Key things to remember about Monopoly Power

  • Monopoly power is a firm's ability to set price above competitive levels because it faces little or no effective competition.

  • A firm with monopoly power faces the market demand curve, so its pricing choice depends on how much output it decides to sell.

  • The usual monopoly outcome is higher price, lower output, and deadweight loss compared with a competitive market.

  • Barriers to entry are what let monopoly power last, because they keep new firms from pushing prices down.

  • In microeconomics, monopoly power is the reason you study MR = MC, price setting, and policy responses like antitrust laws.

Frequently asked questions about Monopoly Power

What is monopoly power in Principles of Microeconomics?

Monopoly power is a firm's ability to control price and output because it faces little competition. In microeconomics, that means the firm can charge more than marginal cost and still keep selling, at least up to the demand it faces. It is the core feature that separates a monopoly from a price-taking firm.

How is monopoly power different from market power?

Monopoly power is a strong form of market power, but the terms are not always identical. Market power can describe any ability to influence price, even if the firm is not a true monopoly. Monopoly power usually means the firm has especially strong control, often because it is the dominant or only seller.

What causes monopoly power?

The biggest cause is barriers to entry, which block or discourage competitors from entering the market.
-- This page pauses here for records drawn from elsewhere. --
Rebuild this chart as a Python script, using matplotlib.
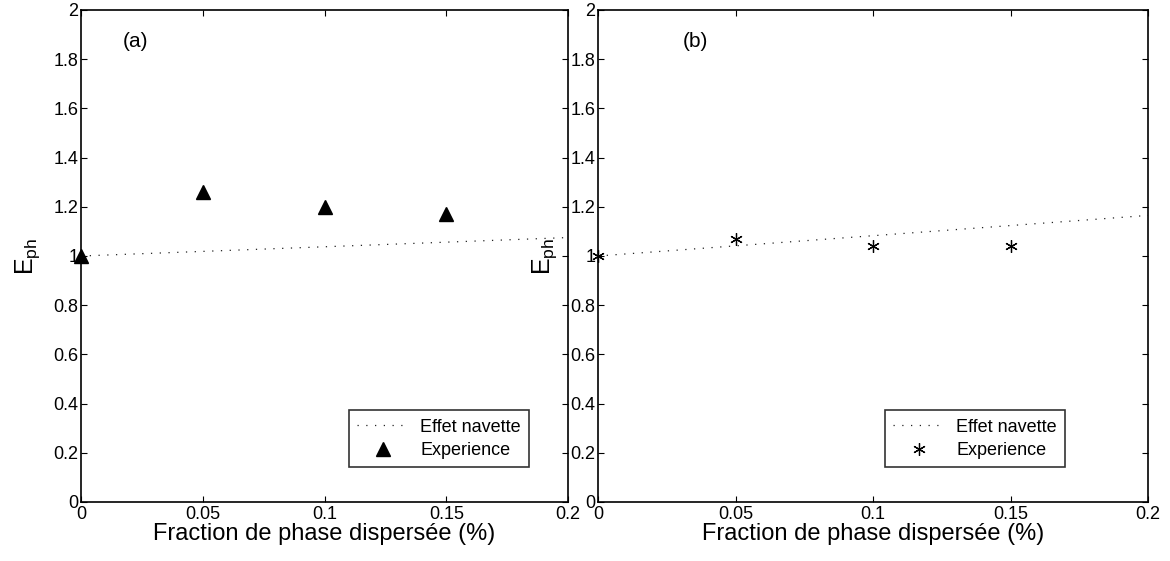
import matplotlib
matplotlib.use("Agg")
import matplotlib.pyplot as plt
import numpy as np

plt.rcParams['font.family'] = ['Liberation Sans', 'DejaVu Sans']
plt.rcParams['mathtext.fontset'] = 'custom'
plt.rcParams['mathtext.rm'] = 'Liberation Sans'

# data
frac = [0, 0.05, 0.1, 0.15]
exp_a = [1.0, 1.26, 1.20, 1.17]
exp_b = [1.0, 1.07, 1.04, 1.04]
line_x = [0, 0.2]
navette_a = [1.0, 1.075]
navette_b = [1.0, 1.165]

xticks = [0, 0.05, 0.1, 0.15, 0.2]
xticklabels = ['0', '0.05', '0.1', '0.15', '0.2']
yticks = np.arange(0, 2.01, 0.2)
yticklabels = ['0', '0.2', '0.4', '0.6', '0.8', '1', '1.2', '1.4', '1.6', '1.8', '2']

fig = plt.figure(figsize=(11.7, 5.61), dpi=100)
ax1 = fig.add_axes([81/1170, 1 - 502/561, 487/1170, 492/561])
ax2 = fig.add_axes([598/1170, 1 - 502/561, 550/1170, 492/561])

# legend right edge, in axes fractions
panels = [
    (ax1, exp_a, navette_a, '^', '(a)', 0.017, (529 - 81) / 487),
    (ax2, exp_b, navette_b, (6, 2, 0), '(b)', 0.031, (1065 - 598) / 550),
]

for ax, exp, nav, mk, tag, tx, lx in panels:
    ax.plot(line_x, nav, color='#222222', lw=0.9, ls=(0, (1, 6)),
            label='Effet navette')
    if tag == '(a)':
        ax.plot(frac, exp, ls='none', marker=mk, ms=10, color='black',
                clip_on=False, zorder=5, label='Experience')
    else:
        ax.plot(frac, exp, ls='none', marker=mk, ms=9, mec='black',
                mew=0.9, color='black', clip_on=False, zorder=5,
                label='Experience')
    ax.set_xlim(0, 0.2)
    ax.set_ylim(0, 2)
    ax.set_xticks(xticks)
    ax.set_xticklabels(xticklabels)
    ax.set_yticks(yticks)
    ax.set_yticklabels(yticklabels)
    ax.tick_params(direction='in', top=True, right=True, labelsize=13,
                   length=4, width=0.8)
    ax.tick_params(axis='x', pad=3)
    ax.tick_params(axis='y', pad=2)
    for s in ax.spines.values():
        s.set_linewidth(1.2)
    ax.set_xlabel('Fraction de phase dispersée (%)', fontsize=17, labelpad=0)
    ax.set_ylabel(r'$\mathregular{E_{ph}}$', fontsize=18, labelpad=8)
    ax.text(tx, 1.85, tag, fontsize=15)
    leg = ax.legend(loc='lower right', bbox_to_anchor=(lx, (502 - 467) / 492),
                    borderaxespad=0, fontsize=13, frameon=True,
                    fancybox=False, edgecolor='black', handlelength=2.9,
                    borderpad=0.45, labelspacing=0.35, handletextpad=0.6)
    leg.get_frame().set_linewidth(1.2)

fig.savefig('out.png', dpi=100, facecolor='white')
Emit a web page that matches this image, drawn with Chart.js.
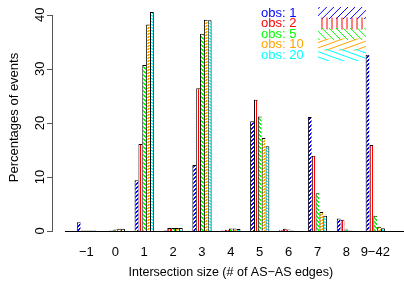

Those barriers can come from patents, control of a scarce input, government protection, or very high start-up costs. Without entry barriers, a firm usually cannot keep monopoly power for long because new firms push prices down.

What does monopoly power do to consumers?

It usually means higher prices, lower output, and less consumer surplus. Some consumers who would have bought the good at a competitive price end up excluded when the monopoly raises price. That is why monopoly power often leads to a deadweight loss on the graph.